I have five distinct pairs of socks in my drawer, none of which is actually paired up. The room is pitch black, so I can’t see the color of any sock I’m pulling out. I reach into my drawer and randomly pull out one of the 10 socks. Then I reach in again and pull out one of the remaining nine. I can keep pulling out one sock at a time, at random, until I decide to stop at some point.
My goal is to stop removing socks as soon as I have a matching pair among those I have drawn. How many socks should I draw to maximize the chances that the last sock I draw results in the first such pair?
There are $10$ pullings.
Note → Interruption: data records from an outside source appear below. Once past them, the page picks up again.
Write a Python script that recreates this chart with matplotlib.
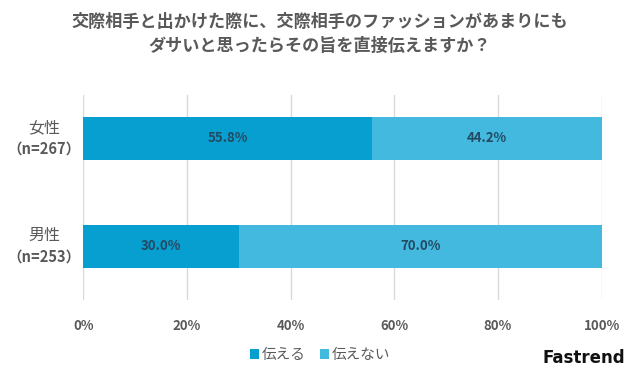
import matplotlib.pyplot as plt

plt.rcParams['font.family'] = ['Noto Sans CJK JP', 'DejaVu Sans']

# data
groups = ['男性', '女性']
sample_sizes = [253, 267]
tell = [30.0, 55.8]
not_tell = [70.0, 44.2]
series_names = ['伝える', '伝えない']
xticks = [0, 20, 40, 60, 80, 100]

dark_blue = '#079fcf'
light_blue = '#44b9df'
text_gray = '#595959'

fig = plt.figure(figsize=(6.4, 3.84), dpi=100)
ax = fig.add_axes([0.13, 0.219, 0.81, 0.534])

ypos = list(range(len(groups)))
bars1 = ax.barh(ypos, tell, height=0.4, color=dark_blue, label=series_names[0], zorder=3)
bars2 = ax.barh(ypos, not_tell, left=tell, height=0.4, color=light_blue, label=series_names[1], zorder=3)

for bars, vals in [(bars1, tell), (bars2, not_tell)]:
    for b, v in zip(bars, vals):
        ax.text(b.get_x() + b.get_width() / 2, b.get_y() + b.get_height() / 2, f'{v:.1f}%',
                ha='center', va='center', fontsize=9.5, fontweight='bold', color='#234a63', zorder=4)

ax.set_xlim(0, 100)
ax.set_ylim(-0.495, 1.403)
ax.set_xticks(xticks)
ax.set_xticklabels([f'{t}%' for t in xticks], fontsize=9.5, fontweight='bold', color=text_gray)
ax.set_yticks(ypos)
ax.set_yticklabels([])
ax.tick_params(axis='y', length=0)
ax.tick_params(axis='x', length=0, pad=14)
ax.grid(axis='x', color='#d9d9d9', linewidth=1, zorder=0)
for s in ax.spines.values():
    s.set_visible(False)

# two-line category labels: name on top, sample size in bold below
for y, g, n in zip(ypos, groups, sample_sizes):
    ax.text(-0.075, y + 0.1, g, transform=ax.get_yaxis_transform(), ha='center', va='center',
            fontsize=11.5, color=text_gray)
    ax.text(-0.075, y - 0.09, f'（n={n}）', transform=ax.get_yaxis_transform(), ha='center',
            va='center', fontsize=10.5, fontweight='bold', color=text_gray)

fig.text(0.5, 0.911, '交際相手と出かけた際に、交際相手のファッションがあまりにも\nダサいと思ったらその旨を直接伝えますか？',
         ha='center', va='center', fontsize=12.3, fontweight='bold', color=text_gray, linespacing=1.45)

fig.legend(loc='center', bbox_to_anchor=(0.5, 0.075), ncol=2, frameon=False,
           fontsize=10.5, handlelength=0.6, handleheight=0.6, handletextpad=0.2,
           columnspacing=1.0, labelcolor=text_gray)

fig.text(0.912, 0.068, 'Fastrend', ha='center', va='center', fontsize=12,
         fontweight='bold', color='#111111', family='DejaVu Sans')

fig.savefig('out.png', dpi=100, facecolor='white')
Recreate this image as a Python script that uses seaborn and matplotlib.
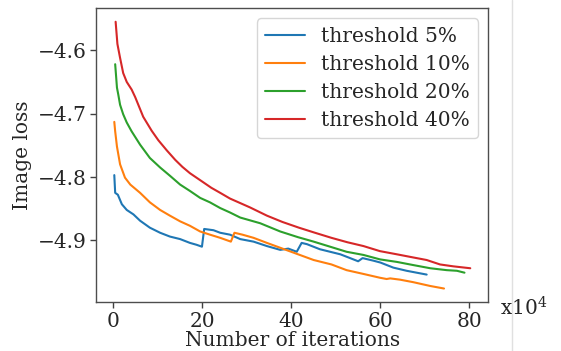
import matplotlib
matplotlib.use("Agg")
import matplotlib.pyplot as plt
import seaborn as sns
import pandas as pd
from matplotlib.lines import Line2D

# iterations in units of 1e4, image loss per threshold
iters_5 = [0.2, 0.4, 1.0, 1.9, 3.0, 4.5, 6.0, 8.2, 10.5, 12.7, 15.0, 17.2, 18.7, 19.9,
           20.4, 22.5, 24.0, 26.2, 28.5, 31.5, 34.5, 37.5, 39.3, 41.2, 42.3, 43.5, 46.4,
           48.7, 51.0, 53.2, 55.0, 56.0, 58.4, 60.0, 62.9, 65.9, 70.4]
loss_5 = [-4.797, -4.825, -4.828, -4.843, -4.852, -4.859, -4.869, -4.880, -4.888, -4.894,
          -4.898, -4.904, -4.907, -4.910, -4.882, -4.884, -4.888, -4.891, -4.898, -4.902,
          -4.909, -4.915, -4.913, -4.918, -4.904, -4.906, -4.914, -4.918, -4.922, -4.928,
          -4.933, -4.928, -4.932, -4.935, -4.943, -4.948, -4.954]

iters_10 = [0.2, 0.4, 0.8, 1.5, 2.6, 3.8, 6.0, 8.2, 10.5, 12.7, 15.0, 17.2, 19.5, 21.7,
            24.0, 26.4, 27.2, 29.0, 31.5, 34.5, 38.0, 41.5, 45.0, 49.0, 52.4, 56.2, 59.9,
            61.4, 62.2, 64.4, 67.4, 71.2, 74.3]
loss_10 = [-4.713, -4.728, -4.752, -4.780, -4.801, -4.812, -4.825, -4.840, -4.852, -4.861,
           -4.870, -4.877, -4.886, -4.891, -4.896, -4.902, -4.888, -4.891, -4.896, -4.904,
           -4.913, -4.922, -4.931, -4.938, -4.947, -4.953, -4.959, -4.961, -4.960, -4.962,
           -4.966, -4.972, -4.976]

iters_20 = [0.4, 0.8, 1.1, 1.5, 2.2, 3.0, 4.1, 6.0, 8.2, 10.5, 12.7, 15.0, 17.2, 19.5,
            21.7, 24.0, 26.2, 28.5, 33.0, 37.5, 41.5, 45.0, 48.7, 52.4, 56.2, 59.9, 63.7,
            67.4, 71.2, 74.9, 77.2, 78.9]
loss_20 = [-4.622, -4.659, -4.670, -4.686, -4.701, -4.714, -4.728, -4.749, -4.770, -4.785,
           -4.798, -4.812, -4.822, -4.833, -4.840, -4.849, -4.856, -4.864, -4.873, -4.886,
           -4.895, -4.902, -4.910, -4.918, -4.923, -4.930, -4.934, -4.939, -4.944, -4.947,
           -4.948, -4.951]

iters_40 = [0.5, 0.9, 1.5, 2.2, 3.0, 4.1, 4.9, 6.7, 8.6, 10.1, 12.0, 13.9, 15.5, 17.2,
            19.5, 22.0, 24.0, 26.2, 30.7, 34.5, 38.0, 41.7, 45.3, 49.0, 52.6, 56.2, 59.9,
            63.7, 67.4, 70.4, 73.4, 76.4, 80.2]
loss_40 = [-4.555, -4.590, -4.612, -4.636, -4.650, -4.662, -4.674, -4.705, -4.727, -4.742,
           -4.758, -4.773, -4.784, -4.794, -4.805, -4.817, -4.825, -4.834, -4.848, -4.861,
           -4.871, -4.880, -4.888, -4.896, -4.903, -4.909, -4.917, -4.922, -4.927, -4.931,
           -4.938, -4.941, -4.944]

labels = ["threshold 5%", "threshold 10%", "threshold 20%", "threshold 40%"]

frames = []
for lab, xs, ys in zip(labels, [iters_5, iters_10, iters_20, iters_40],
                       [loss_5, loss_10, loss_20, loss_40]):
    frames.append(pd.DataFrame({"iter": xs, "loss": ys, "series": lab}))
df = pd.concat(frames, ignore_index=True)

sns.set_style("ticks")
plt.rcParams["font.family"] = ["DejaVu Serif"]
plt.rcParams["mathtext.fontset"] = "dejavuserif"

fs = 14.5

fig = plt.figure(figsize=(5.61, 3.51), dpi=100)
ax = fig.add_axes([0.172, 0.140, 0.698, 0.836])

sns.lineplot(data=df, x="iter", y="loss", hue="series", hue_order=labels,
             palette=sns.color_palette("tab10", 4), linewidth=1.5, ax=ax,
             estimator=None, sort=False)

ax.set_xticks([0, 20, 40, 60, 80])
ax.set_yticks([-4.9, -4.8, -4.7, -4.6])
ax.tick_params(labelsize=fs, length=4, width=1, color="0.25", pad=3)
ax.set_xlabel("Number of iterations", fontsize=fs, labelpad=0)
ax.set_ylabel("Image loss", fontsize=fs, labelpad=4)
for s in ax.spines.values():
    s.set_visible(True)
    s.set_color("0.3")
    s.set_linewidth(1.0)

ax.legend(loc="upper right", fontsize=fs, frameon=True, title=None,
          handlelength=2.0, labelspacing=0.45)

ax.text(1.03, -0.045, "x10$^4$", transform=ax.transAxes, fontsize=fs,
        va="baseline", ha="left")

fig.add_artist(Line2D([512 / 561, 512 / 561], [0, 1], color="0.88", linewidth=1,
                      transform=fig.transFigure))

fig.savefig("out.png", dpi=100)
The first pair of socks can occur on pulls $2$ to $6$. After $6$, a pair is guaranteed to already exist because $5$ is the largest value with no pairs.
You should draw $\boxed{\text{four}}$ socks to maximize the probabilty, which is
$$ \dfrac{1,036,800}{10!} = \boxed{\dfrac{2}{9}}$$Instead of five pairs of socks, I now have N pairs of socks, where N is a very large number. In terms of N, how many socks should I draw to maximize the chances that the last sock I draw results in the first pair?
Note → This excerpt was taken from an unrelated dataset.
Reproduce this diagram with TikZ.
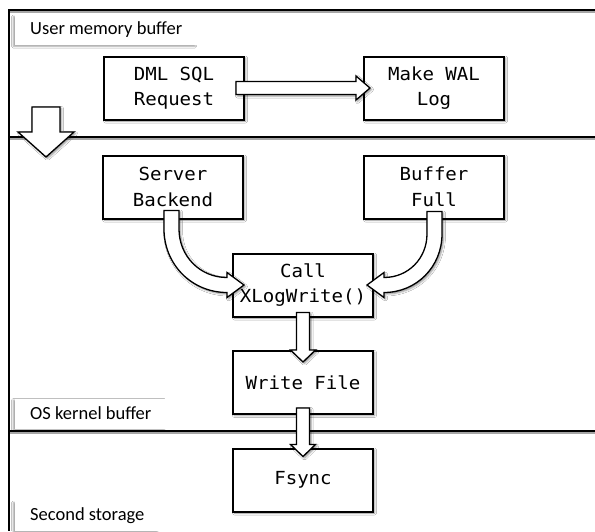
\documentclass[tikz,border=0pt]{standalone}
\usepackage{fontspec}
\setmainfont{Carlito}
\newfontfamily\codefont[FakeStretch=1.06]{DejaVu Sans Mono}
\usetikzlibrary{calc,shadows.blur}

\tikzset{
  softshadow/.style={blur shadow={shadow xshift=1.5pt, shadow yshift=-1.5pt,
      shadow blur radius=2pt, shadow opacity=45}},
  stepbox/.style={draw=black, line width=2pt, fill=white, softshadow,
      minimum width=140pt, minimum height=63pt, inner sep=0pt, align=center,
      font=\codefont\fontsize{18}{25.5}\selectfont},
  zonelabel/.style={fill=white, anchor=west, minimum height=30pt,
      inner xsep=15pt, inner ysep=0pt, font=\fontsize{18.5}{21}\selectfont,
      blur shadow={shadow xshift=-2pt, shadow yshift=-1.5pt,
      shadow blur radius=1.5pt, shadow opacity=35}},
  blockarrow/.style={draw=black, line width=1.3pt, fill=white, line join=miter,
      softshadow},
  zoneline/.style={draw=black, line width=1.6pt},
  zoneshade/.style={draw=black!35, line width=1.5pt},
}

% vertical hollow block arrow: #1 shaft top, #2 head base, #3 tip
\newcommand{\vblockarrow}[3]{%
  \path[blockarrow] ($(#1)+(-6.5,0)$) -- ($(#2)+(-6.5,0)$) -- ($(#2)+(-12.5,0)$)
    -- (#3) -- ($(#2)+(12.5,0)$) -- ($(#2)+(6.5,0)$) -- ($(#1)+(6.5,0)$) -- cycle;}

\begin{document}
\begin{tikzpicture}[x=1pt,y=-1pt]
  \useasboundingbox[fill=white] (0,0) rectangle (595,531);

  % zone separators and frame
  \draw[zoneshade] (10,11.8) -- (595,11.8);
  \draw[zoneshade] (10,138.8) -- (595,138.8);
  \draw[zoneshade] (10,432.8) -- (595,432.8);
  \draw[zoneline, line width=2.2pt] (8,10) -- (595,10);
  \draw[zoneline] (9,137) -- (595,137);
  \draw[zoneline] (9,431) -- (595,431);
  \draw[zoneline, line width=2pt] (9,9) -- (9,531);

  % zone labels
  \node[zonelabel] (zuser) at (15,30) {User memory buffer};
  \node[zonelabel] (zos) at (15,413.5) {OS kernel buffer};
  \node[zonelabel] (zdisk) at (15,516) {Second storage};

  % steps
  \node[stepbox] (dml) at (174,88) {DML SQL\\Request};
  \node[stepbox] (wal) at (434,88) {Make WAL\\Log};
  \node[stepbox] (sb)  at (173,187) {Server\\Backend};
  \node[stepbox] (bf)  at (434,187) {Buffer\\Full};
  \node[stepbox] (call) at (303,285) {Call\\XLogWrite()};
  \node[stepbox] (wf)  at (303,382.5) {Write File};
  \node[stepbox] (fs)  at (303,480) {Fsync};

  % transition between memory zones
  \path[blockarrow] (32,107) -- (60,107) -- (60,132) -- (74,132) -- (46,157)
    -- (18,132) -- (32,132) -- cycle;

  % DML request -> WAL log
  \path[blockarrow] ($(dml.east)+(-9,-6.5)$) -- ($(wal.west)+(-7,-6.5)$)
    -- ($(wal.west)+(-7,-12)$) -- ($(wal.west)+(7,0)$) -- ($(wal.west)+(-7,12)$)
    -- ($(wal.west)+(-7,6.5)$) -- ($(dml.east)+(-9,6.5)$) -- cycle;

  % server backend -> XLogWrite
  \path[blockarrow] ($(sb.south)+(-9,-9)$) -- ($(sb.south)+(-9,9.5)$)
    .. controls ($(sb.south)+(-9,44.85)$) and ($(call.west)+(-40.35,7.5)$)
    .. ($(call.west)+(-5,7.5)$) -- ($(call.west)+(-5,12.5)$)
    -- ($(call.west)+(12,0)$) -- ($(call.west)+(-5,-12.5)$)
    -- ($(call.west)+(-5,-7.5)$)
    .. controls ($(call.west)+(-32.06,-7.5)$) and ($(sb.south)+(6,36.56)$)
    .. ($(sb.south)+(6,9.5)$) -- ($(sb.south)+(6,-9)$) -- cycle;

  % buffer full -> XLogWrite
  \path[blockarrow] ($(bf.south)+(-7,-8)$) -- ($(bf.south)+(-7,14.5)$)
    .. controls ($(bf.south)+(-7,38.8)$) and ($(call.east)+(34.3,-7.5)$)
    .. ($(call.east)+(10,-7.5)$) -- ($(call.east)+(10,-12.5)$)
    -- ($(call.east)+(-7,0)$) -- ($(call.east)+(10,12.5)$)
    -- ($(call.east)+(10,7.5)$)
    .. controls ($(call.east)+(42.59,7.5)$) and ($(bf.south)+(8,47.09)$)
    .. ($(bf.south)+(8,14.5)$) -- ($(bf.south)+(8,-8)$) -- cycle;

  % XLogWrite -> write file -> fsync
  \coordinate (a1top) at ($(call.south)+(0,-5)$);
  \coordinate (a1tip) at ($(wf.north)+(0,12)$);
  \vblockarrow{a1top}{wf.north}{a1tip}
  \coordinate (a2top) at ($(wf.south)+(0,-7)$);
  \coordinate (a2base) at ($(fs.north)+(0,-3)$);
  \coordinate (a2tip) at ($(fs.north)+(0,9)$);
  \vblockarrow{a2top}{a2base}{a2tip}
\end{tikzpicture}
\end{document}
There are $2N$ pullings. The first pair of socks can occur on pulls $2$ to $N+1$. After $N+1$, a pair is guaranteed to already exist because $N$ is the largest value with no pairs.
The $k^\text{th}$ draw is the maximum if the $(k+1)^\text{st}$ draw has fewer possibilities than the $k^\text{th}$ draw, as this follows a Poisson distribution.
Dividing the $(k+1)^\text{st}$ draw count by the $k^\text{th}$ draw count,
\begin{align*} 2\cdot\dfrac{k}{k-1}\cdot\dfrac{N-k+1}{2N-k} &< 1 \\ \\ 2k(N-k+1) &< (k-1)(2N-k) \\ \\ -2k^2+2kN+2k &< -k^2+2kN+k-2N \\ \\ 0 &< k^2-k-2N \\ \end{align*}Using the quadratic formula to solve the final step,
\begin{align*} k &= \dfrac{1 \pm \sqrt{1+8N}}{2} \\ \end{align*}Note that $0 < k^2-k-2N$ can expressed as $N < \frac{1}{2}k(k-1)$.
In other words, $k$ is the number of rows in the smallest triangular number greater than or equal to $N$.